The values are the ids of the tokens in a vocabulary.
E.g:. [223, 444, 1, 11, 53, 232, 1, 435, 12, 43]

The target is the same sequence with all non-masked tokens are replaced by empty token 0:
E.g.: [0, 0, 33, 0, 0, 0, 23, 0, 0, 0] During loss computation index 0 is ignored.

How to modle the classification problem. In layman terms for each entry I am computing
the class of 10 tokens. How this should be reflected in the network.

The network is as follow:

        self.embedding = nn.Embedding(vocab_size, embedding_dim)
        self.linear = nn.Linear(max_length * embedding_dim, max_length * vocab_size)

    def forward(self, x):
        embedded = self.embedding(x) # (batch_size, max_length, embedding_size)
        embedded = embedded.view(x.size()[0], -1) # (batch_size, max_length * embedding_size)
        output = self.linear(embedded) # (batch_size, max_length * vocab_size)
        output = output.view(?, ?, ?)
        return output

In particular what should be the shae of the output to be suitable for a
crossEntropyLoss computation.

(A): (N, C, 10)
or
(B): (N, 10, C)

Where C is the vocab_size or n_classes
Where N is batch size

I actually tried both.
(A) is working fine.
(B giving me an error: expected output of size [N, C] got [N, 10])

I’m not sure I entirely understand you use case, but given the mentioned output shapes I would say (A) is the expected shape as generally nn.CrossEntropyLoss expects a model output in the shape [batch_size, nb_classes, *additional_dimensions].

To make the problem clearer:

Say, in the context of natural language processing (NLP) I have
a model that predicts the next word. My vocabulary size is 60,000.
Hence the model output (logits) should be 60,000.
In this case the Cross Entropy module will get the argument of
the maximum activated unit using SoftMax and then apply entropy loss.

Now I want to extend the model to predict 10 tokens rather than only one.
The output size is (10x60,000) for each token we 60,000 units that we extract the
maximum activated unit from.

In the latter case how, we should reshape the module so that it works with cross entropy.
Is this multidimensional loss?? Or I should manually calculate softmax and argmax.
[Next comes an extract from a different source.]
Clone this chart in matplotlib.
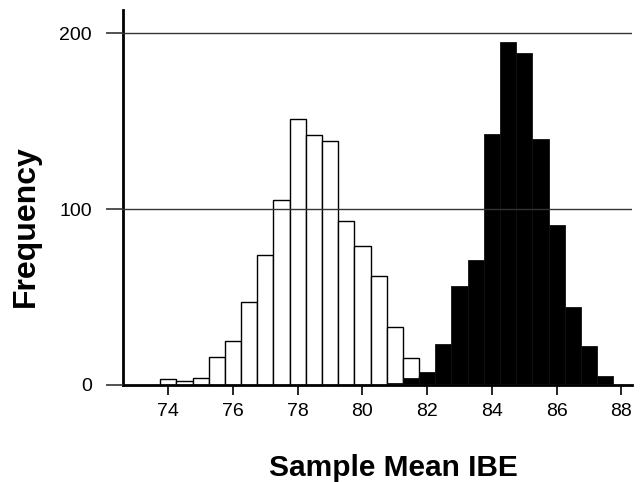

60,000 would refer to the class count in your example and should thus be in dim1. I’m unsure how tokens are used and if these refer to independent samples, in which case they should land in dim0 (the batch dimension), or if these tokens represent a temporal dependency they would land in dim2 where dim0 would still represent the batch dimension and could be 1 if a single sample with 60,000 tokens is used.

True. Solution as in nn.CrossEntropyLoss() for text with multiple dimension

However it is misleading to have the number of classes as a dimension.
It make sense to have the output as (batch_size, dimension1, nb_classes) which will be
reduced to (batch_size, dimension1).

It is misleading because from application perspective the output should be (batch_size, dimension1, nb_classes). You hve to add another functional operation to clear the difference.

For example check this bert training code. They added “output.transpose(1, 2)” operation before computing the loss.

I don’t think it’s generally misleading as the needed permutations would depend on the use case. E.g. segmentation models using a nn.Conv2d layer as the output define the output channels as the number of classes and would thus not need any transpose. It could of course differ for your language model, but changing the default would force transposes for other models.